5 Things We Should Be Talking About Instead Of Pseudo-Scandals

by Joe Miller, The Century Foundation

So, apparently the IRS has illegally investigated the tax-exempt status of AP reporters who were calling Tea Party groups in Benghazi. Or something like that. It’s been a little hard to decipher my Twitter stream of late.

What’s much clearer is that Washington’s latest round of Much Ado About Nothing scandal-mongering has come at the perfect time to distract us from several important issues that were starting to gain some traction.

Here are five things we should be talking about right now, but aren’t.

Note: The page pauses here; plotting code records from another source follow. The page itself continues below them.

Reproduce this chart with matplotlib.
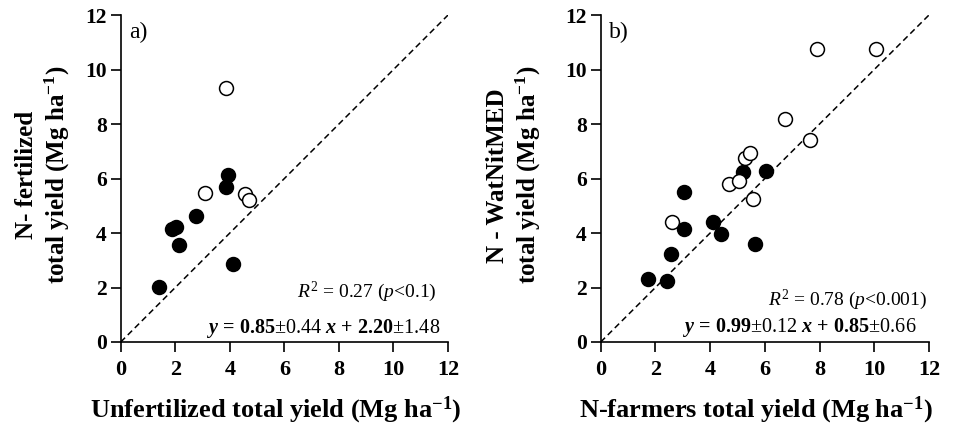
import matplotlib
matplotlib.use("Agg")
import matplotlib.pyplot as plt

plt.rcParams['font.family'] = ['Liberation Serif', 'DejaVu Serif']
plt.rcParams['mathtext.fontset'] = 'custom'
plt.rcParams['mathtext.rm'] = 'Liberation Serif'
plt.rcParams['mathtext.it'] = 'Liberation Serif:italic'
plt.rcParams['mathtext.bf'] = 'Liberation Serif:bold'
plt.rcParams['mathtext.bfit'] = 'Liberation Serif:bold:italic'

# panel a) unfertilized vs N-fertilized
a_filled_x = [1.40, 1.89, 2.04, 2.13, 2.75, 3.86, 3.95, 4.12]
a_filled_y = [2.02, 4.14, 4.22, 3.56, 4.61, 5.70, 6.12, 2.87]
a_open_x = [3.86, 3.08, 4.57, 4.70]
a_open_y = [9.33, 5.45, 5.43, 5.22]

# panel b) N-farmers vs N-WatNitMED
b_filled_x = [1.74, 2.42, 2.56, 3.03, 3.05, 4.09, 4.38, 5.21, 5.65, 6.03]
b_filled_y = [2.31, 2.24, 3.24, 5.49, 4.16, 4.41, 3.96, 6.23, 3.61, 6.28]
b_open_x = [2.62, 4.69, 5.04, 5.26, 5.44, 5.55, 6.75, 7.65, 7.89, 10.07]
b_open_y = [4.40, 5.81, 5.92, 6.77, 6.92, 5.24, 8.17, 7.43, 10.77, 10.76]

ticks = [0, 2, 4, 6, 8, 10, 12]
tick_labels = ['0', '2', '4', '6', '8', '10', '12']

fig = plt.figure(figsize=(9.59, 4.29), dpi=100)
ax1 = fig.add_axes([0.1259, 0.2028, 0.3413, 0.7622])
ax2 = fig.add_axes([0.6264, 0.2028, 0.3423, 0.7622])

def style_axes(ax, letter, xlabel, ylabel, xl_x, yl_x):
    ax.plot([0, 12], [0, 12], color='black', lw=1.1, dashes=(4, 2.5), zorder=1)
    ax.set_xlim(0, 12)
    ax.set_ylim(0, 12)
    for s in ['top', 'right']:
        ax.spines[s].set_visible(False)
    for s in ['left', 'bottom']:
        ax.spines[s].set_linewidth(1.2)
    ax.tick_params(axis='both', direction='out', length=7, width=1.2)
    ax.tick_params(axis='x', pad=6)
    ax.tick_params(axis='y', pad=3)
    ax.set_xticks(ticks)
    ax.set_yticks(ticks)
    ax.set_xticklabels(tick_labels)
    ax.set_yticklabels(tick_labels)
    ax.set_xlabel(xlabel, fontsize=19, fontweight='bold')
    ax.xaxis.set_label_coords(xl_x, -0.16)
    ax.set_ylabel(ylabel, fontsize=18, fontweight='bold', linespacing=1.2,
                  multialignment='center')
    ax.yaxis.set_label_coords(yl_x, 0.51)
    ax.text(0.3, 11.75, letter, fontsize=17, ha='left', va='top')

def points(ax, fx, fy, ox, oy):
    ax.scatter(fx, fy, s=100, facecolor='black', edgecolor='black', lw=1.1, zorder=3)
    ax.scatter(ox, oy, s=100, facecolor='white', edgecolor='black', lw=1.1, zorder=3)

points(ax1, a_filled_x, a_filled_y, a_open_x, a_open_y)
points(ax2, b_filled_x, b_filled_y, b_open_x, b_open_y)

style_axes(ax1, 'a)', r'Unfertilized total yield (Mg ha$^{\mathbf{-1}}$)',
           'N- fertilized\ntotal yield (Mg ha$^{\\mathbf{-1}}$)', 0.475, -0.149)
style_axes(ax2, 'b)', r'N-farmers total yield (Mg ha$^{\mathbf{-1}}$)',
           'N - WatNitMED\ntotal yield (Mg ha$^{\\mathbf{-1}}$)', 0.474, -0.176)

ax1.text(11.6, 1.83, r'$R^2$ = 0.27 ($p$<0.1)', fontsize=14, ha='right', va='center')
ax1.text(11.7, 0.51, r'$\mathbfit{y}\mathbf{\,=\,0.85}\mathrm{\pm0.44}\ \mathbfit{x}\mathbf{\,+\,2.20}\mathrm{\pm1.48}$',
         fontsize=14.5, ha='right', va='center')
ax2.text(11.95, 1.54, r'$R^2$ = 0.78 ($p$<0.001)', fontsize=14, ha='right', va='center')
ax2.text(11.55, 0.55, r'$\mathbfit{y}\mathbf{\,=\,0.99}\mathrm{\pm0.12}\ \mathbfit{x}\mathbf{\,+\,0.85}\mathrm{\pm0.66}$',
         fontsize=14.5, ha='right', va='center')

# tick labels bold (set after a draw so every tick picks it up)
fig.canvas.draw()
for ax in [ax1, ax2]:
    for lab in ax.get_xticklabels():
        lab.set_fontweight('bold')
        lab.set_fontsize(16)
    for lab in ax.get_yticklabels():
        lab.set_fontweight('bold')
        lab.set_fontsize(15.5)

plt.savefig('out.png', dpi=100)
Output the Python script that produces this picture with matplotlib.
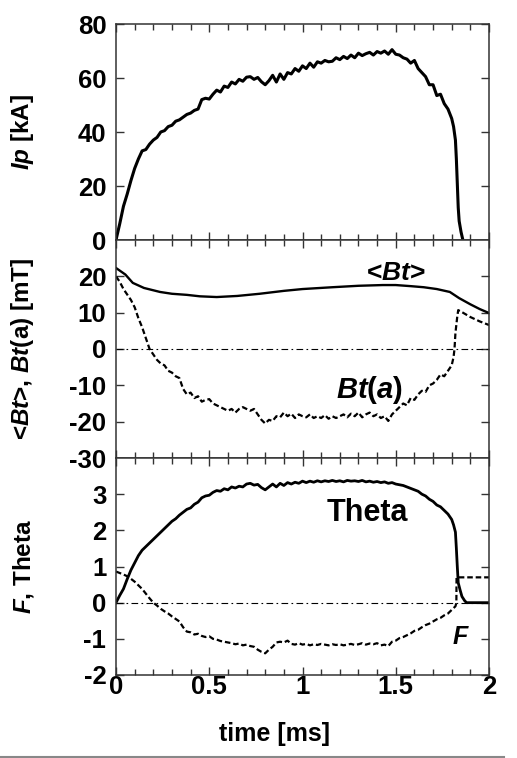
import numpy as np
import matplotlib
matplotlib.use("Agg")
import matplotlib.pyplot as plt
from matplotlib.lines import Line2D
from matplotlib.ticker import MultipleLocator

plt.rcParams["font.family"] = ["Liberation Sans", "DejaVu Sans"]
plt.rcParams["font.weight"] = "bold"
plt.rcParams["axes.unicode_minus"] = False
plt.rcParams["mathtext.fontset"] = "custom"
plt.rcParams["mathtext.it"] = "Liberation Sans:italic:bold"
plt.rcParams["mathtext.rm"] = "Liberation Sans:bold"
plt.rcParams["mathtext.bf"] = "Liberation Sans:bold"

# common sampling grid for the noisy traces (ms)
t_grid = np.round(np.arange(0, 1.81, 0.02), 2)

# plasma current Ip [kA]
ip_vals = [0, 6, 12.5, 17, 22, 26.5, 30, 33, 33.5, 35.5,
           37, 38, 40, 40.5, 42, 42.5, 44, 44.5, 45.5, 46.5,
           47, 48, 48.5, 52, 52.5, 52.2, 54, 55.5, 54.8, 57,
           56.5, 58.5, 57.8, 59.5, 58.8, 60.3, 60.5, 59.5, 60.2, 58.6,
           57.5, 59, 61, 58.5, 61.5, 59.5, 62, 61.5, 63.5, 62.5,
           64.5, 63.5, 65.5, 64, 66, 65.5, 66.5, 66, 66.2, 67.5,
           66.8, 68, 67.2, 68.5, 67.5, 69.2, 68.3, 69, 69.5, 68.5,
           69.8, 69.2, 70, 68.8, 70.5, 68.8, 68.5, 67.5, 67, 65.5,
           66.5, 63.5, 62, 60.5, 57.5, 57.5, 53.5, 54, 50.5, 48.5, 45]
ip_tail_t = [1.81, 1.82, 1.825, 1.83, 1.835, 1.84, 1.85, 1.86]
ip_tail = [42, 37, 30, 21, 12, 7, 3, 0]

# average toroidal field <Bt> [mT]
bt_avg_t = [0, 0.05, 0.09, 0.15, 0.236, 0.3, 0.38, 0.45, 0.54, 0.65, 0.77, 0.9,
            1.0, 1.16, 1.3, 1.43, 1.5, 1.58, 1.65, 1.72, 1.79, 1.84, 1.9, 1.95, 2.0]
bt_avg = [22.3, 20.5, 18.2, 16.8, 15.7, 15.2, 14.9, 14.5, 14.3, 14.6, 15.2, 16,
          16.5, 17, 17.4, 17.6, 17.6, 17.3, 17, 16.5, 15.7, 14, 12.3, 11, 9.9]

# wall toroidal field Bt(a) [mT]
bt_wall_vals = [20, 18.5, 16.5, 15, 13.5, 11.5, 8.5, 6, 3, 0,
                -1.5, -3, -4, -4.5, -6, -6.5, -7.5, -8, -11, -12.5,
                -12, -13.5, -13, -14.5, -14, -13.8, -15, -15.5, -16, -16.5,
                -17, -16.5, -17.5, -16.5, -16, -16.5, -17, -16.5, -18, -19.5,
                -20.5, -19.5, -19.8, -18.5, -18.8, -17.5, -18.5, -17.8, -19, -18,
                -18.5, -18.8, -18, -19, -18.5, -19, -18.2, -19.2, -18.5, -19,
                -18.5, -18, -18.8, -17.8, -18.5, -17.5, -18.8, -18, -17.5, -18.5,
                -18, -19, -18.5, -19.8, -18, -17, -16, -15, -15.5, -13.5,
                -14, -12.5, -11.5, -11.8, -10, -9.5, -8.5, -7, -7.5, -6, -4.5]
bt_wall_tail_t = [1.81, 1.815, 1.82, 1.83, 1.835, 1.86, 1.9, 1.95, 2.0]
bt_wall_tail = [-2.2, 0, 4.4, 9, 10.7, 10, 8.8, 7.6, 6.6]

# pinch parameter Theta
theta_vals = [0, 0.2, 0.38, 0.65, 0.9, 1.1, 1.3, 1.45, 1.55, 1.65,
              1.75, 1.85, 1.95, 2.05, 2.15, 2.25, 2.32, 2.42, 2.5, 2.58,
              2.62, 2.72, 2.78, 2.9, 2.95, 2.97, 3.05, 3.1, 3.08, 3.15,
              3.12, 3.2, 3.17, 3.22, 3.2, 3.28, 3.3, 3.25, 3.27, 3.18,
              3.12, 3.2, 3.28, 3.2, 3.3, 3.24, 3.32, 3.28, 3.33, 3.3,
              3.36, 3.32, 3.36, 3.33, 3.37, 3.34, 3.37, 3.35, 3.38, 3.35,
              3.37, 3.34, 3.38, 3.36, 3.37, 3.35, 3.38, 3.34, 3.36, 3.33,
              3.35, 3.32, 3.34, 3.3, 3.32, 3.28, 3.26, 3.24, 3.2, 3.16,
              3.12, 3.08, 3.0, 2.95, 2.86, 2.8, 2.7, 2.65, 2.55, 2.45, 2.3]
theta_tail_t = [1.81, 1.82, 1.825, 1.83, 1.835, 1.845, 1.855, 1.87, 1.88, 2.0]
theta_tail = [2.15, 1.95, 1.5, 1.0, 0.55, 0.35, 0.17, 0.05, 0, 0]

# reversal parameter F
f_vals = [0.86, 0.82, 0.78, 0.73, 0.66, 0.58, 0.48, 0.38, 0.25, 0.12,
          0, -0.08, -0.17, -0.24, -0.3, -0.38, -0.45, -0.52, -0.68, -0.8,
          -0.82, -0.88, -0.86, -0.92, -0.95, -0.93, -1.0, -1.02, -1.06, -1.08,
          -1.1, -1.12, -1.15, -1.13, -1.18, -1.16, -1.2, -1.22, -1.3, -1.36,
          -1.4, -1.3, -1.22, -1.1, -1.08, -1.1, -1.05, -1.14, -1.16, -1.12,
          -1.16, -1.14, -1.18, -1.15, -1.17, -1.14, -1.16, -1.18, -1.15, -1.17,
          -1.15, -1.18, -1.16, -1.14, -1.17, -1.15, -1.12, -1.16, -1.13, -1.15,
          -1.12, -1.18, -1.16, -1.2, -1.08, -1.05, -0.98, -0.95, -0.9, -0.85,
          -0.78, -0.75, -0.68, -0.62, -0.58, -0.52, -0.46, -0.42, -0.35, -0.3, -0.2]
f_tail_t = [1.82, 1.825, 1.826, 2.0]
f_tail = [-0.1, 0, 0.7, 0.7]

x_ticks = [0, 0.5, 1, 1.5, 2]
x_labels = ["0", "0.5", "1", "1.5", "2"]
ip_ticks = [0, 20, 40, 60, 80]
bt_ticks = [-30, -20, -10, 0, 10, 20]
f_ticks = [-2, -1, 0, 1, 2, 3]

W, H = 517, 758
fig = plt.figure(figsize=(W / 100, H / 100), dpi=100)
left = 116 / W
width = (489 - 116) / W


def panel(top_px, bot_px):
    return fig.add_axes([left, 1 - bot_px / H, width, (bot_px - top_px) / H])


ax1 = panel(24, 240)
ax2 = panel(240, 458)
ax3 = panel(458, 675)

spine_col = "#333333"
tick_fs = 18.5
for ax in (ax1, ax2, ax3):
    ax.set_xlim(0, 2)
    ax.set_xticks(x_ticks)
    ax.xaxis.set_minor_locator(MultipleLocator(0.1))
    ax.tick_params(axis="x", which="both", direction="in", top=True, bottom=True,
                   color=spine_col, width=1.0)
    ax.tick_params(axis="x", which="major", length=6)
    ax.tick_params(axis="x", which="minor", length=4)
    ax.tick_params(axis="y", direction="in", left=True, right=True, length=6,
                   color=spine_col, width=1.0, labelsize=tick_fs, pad=7)
    for s in ax.spines.values():
        s.set_color(spine_col)
        s.set_linewidth(1.1)

ax1.tick_params(axis="x", labelbottom=False)
ax2.tick_params(axis="x", labelbottom=False)
ax3.set_xticklabels(x_labels)
ax3.tick_params(axis="x", labelsize=tick_fs, pad=0)

# panel 1: Ip
t_ip = np.concatenate([t_grid, ip_tail_t])
ax1.plot(t_ip, ip_vals + ip_tail, color="black", lw=2.2)
ax1.set_ylim(0, 80)
ax1.set_yticks(ip_ticks)
ax1.set_ylabel("$Ip$ [kA]", fontsize=17.5, fontweight="bold")
ax1.yaxis.set_label_coords(-0.215, 0.5)

# panel 2: <Bt>, Bt(a)
ax2.axhline(0, color="black", lw=0.8, ls=(0, (6, 3, 1.5, 3)))
ax2.plot(bt_avg_t, bt_avg, color="black", lw=1.7)
t_bw = np.concatenate([t_grid, bt_wall_tail_t])
ax2.plot(t_bw, bt_wall_vals + bt_wall_tail, color="black", lw=1.6,
         ls=(0, (2.5, 1.3)))
ax2.set_ylim(-30, 30)
ax2.set_yticks(bt_ticks)
ax2.set_ylabel("<$Bt$>, $Bt$(a) [mT]", fontsize=17.5, fontweight="bold")
ax2.yaxis.set_label_coords(-0.215, 0.5)
ax2.text(1.50, 20.9, "<$Bt$>", fontsize=19, fontweight="bold",
         ha="center", va="center")
ax2.text(1.36, -11.3, "$Bt(a)$", fontsize=21, fontweight="bold",
         ha="center", va="center")

# panel 3: F, Theta
ax3.axhline(0, color="black", lw=0.8, ls=(0, (6, 3, 1.5, 3)))
t_th = np.concatenate([t_grid, theta_tail_t])
ax3.plot(t_th, theta_vals + theta_tail, color="black", lw=2.0)
t_f = np.concatenate([t_grid, f_tail_t])
ax3.plot(t_f, f_vals + f_tail, color="black", lw=1.6, ls=(0, (2.5, 1.3)))
ax3.set_ylim(-2, 4)
ax3.set_yticks(f_ticks)
ax3.set_ylabel("$F$, Theta", fontsize=17.5, fontweight="bold")
ax3.yaxis.set_label_coords(-0.215, 0.5)
ax3.set_xlabel("time [ms]", fontsize=18, fontweight="bold")
ax3.xaxis.set_label_coords(0.426, -0.215)
ax3.text(1.35, 2.49, "Theta", fontsize=22, fontweight="bold",
         ha="center", va="center")
ax3.text(1.85, -0.95, "$F$", fontsize=18, fontweight="bold",
         ha="center", va="center")

fig.add_artist(Line2D([0.0, 0.975], [1 - 756.5 / H, 1 - 756.5 / H],
                      transform=fig.transFigure, color="#888888", lw=1.5))

fig.savefig("out.png", dpi=100)
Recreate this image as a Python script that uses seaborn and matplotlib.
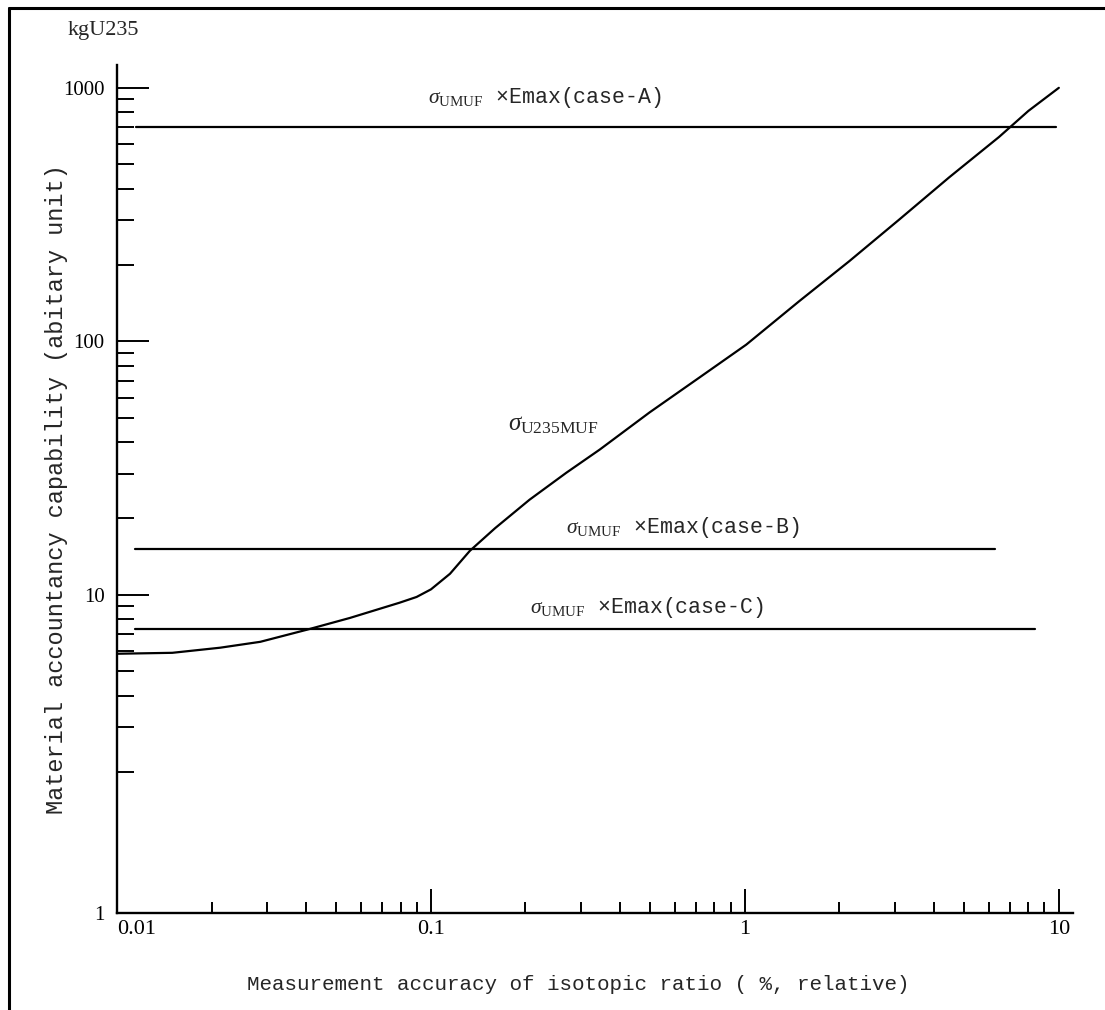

1. Unemployment And The Budget.

Unemployment rate

Remember how not very long ago, everyone was running around predicting a budget doomsday, with mounting deficits signaling an imminent collapse of the economy? Debt hysteria brought us austerity measures, including massive budget cuts and the end of a pile of stimulus spending.

Only it turns out that the justification for austerity was based on an Excel error.

And yesterday, the Congressional Budget Office announced that the deficit for 2013 is $200 billion lower than its estimate in 2013, and that the 10-year cumulative number decreased by $618 billion.

Crickets.

So austerity is a mistake, and the deficit is improving anyway. Maybe it’s time to address the fact that the unemployment rate remains at 7.5%.

In February, the Congressional Progressive Caucus introduced a plan that addressed unemployment. That plan would replace sequestration with a number of short-term stimulus measures, all aimed at directly putting Americans back to work. Or we could go big, and embrace Century Foundation and Economic Policy Institute fellow Andrew Fieldhouse’s call for $2 trillion in new stimulus spending.

The media is busy reminding us that freedom of the press is the only thing guarding their ability to create fake scandals and lie about sources. A better use of time might involve reminding the Congress that 11.7 million Americans can’t find a job.

Graph: Bureau of Labor Statistics

2. The Worsening Crisis In Syria

Mideast Syria

AP Photo/SANA

Did you know there’s a civil war going on in Syria? Or that the number of Syrian refugees now exceeds the numbers in Darfur? Or that the Syrian government may well have used chemical weapons on its own people?

You’d be excused if you didn’t. Pundits who are busy obsessing over who wrote what email when about Bengahzi continue to ignore the Syrian crisis.

The conflict in Syria threatens to destabilize the entire region, and while there are some who say that may be a good thing, there is little question that we face a humanitarian disaster.

Century Foundation senior fellow Morton Abramowitz writes that President Obama’s upcoming meeting with Turkish Prime Minister Recep Tayyip Erdogan is an excellent opportunity to forge a Turkish-American plan for Syria. That’s provided we can stop talking about phone records long enough to focus.

3. Obamacare Implementation

The Affordable Care Act

White House photo

Remember Obamacare? Despite House Republicans’ 37th vote to repeal the Affordable Care Act, it remains the law of the land. In fact, many of its most important provisions are scheduled for implementation in 2014.

Just two weeks ago, progressives were beginning to give serious thought to how best to implement Obamacare. The implementation of new health insurance exchanges is a massive project that requires assembling a huge amount of data. And because many Republican governors have refused to implement any of its provisions, the federal government is left to do much of the heavy lifting.

Democrats were just beginning to talk about these difficulties, urging caution in implementation and educating Americans about what to expect. Those important conversations are now on hold while we obsess over fake scandals.

4. Guantánamo Bay

guantanamo infographic

There are currently 166 men imprisoned in Guantánamo Bay detention camp. They’ve been there for a decade now, and most of them have little hope of leaving. That fact is especially appalling given that only 6 of the 166 have actually faced formal charges. The rest remain in legal limbo; 86 have actually been cleared for release, but face little chance of leaving. A Century Foundation infographic from Abby Grimshaw and Thérèse Postel has all the gritty details.

As of Monday, 100 of the 166 detainees were on a hunger strike to protest their indefinite detention.

Twenty-nine are being force-fed in direct violation of the Geneva Conventions.

In the wake of increased media coverage last month, President Obama promised (again) to close Guantánamo Bay. The very next day, however, Obama reiterated his support for the very policy that prevents most of the cleared detainees from leaving.

Public pressure forced the president to grapple with an issue he pledged to resolve right after he took office in 2009. With our attention distracted by IRS overreach, Obama is once again free to ignore Gitmo.

5. Gun Control

gun kid

Photo: Brittany Randolph via Flickr.com

Remember Newtown? Did you know that 4,096 Americans have been killed by guns since the shootings at Sandy Hook Elementary School? Remember how even a very watered-down background-check bill and assault-weapon ban failed in the Senate?

The NRA certainly hasn’t forgotten.

But you can bet that they’re pretty pleased that everyone else seems to be so busy worrying about whether ABC glossed some emails properly that they’ve forgotten about children getting mowed down with assault weapons.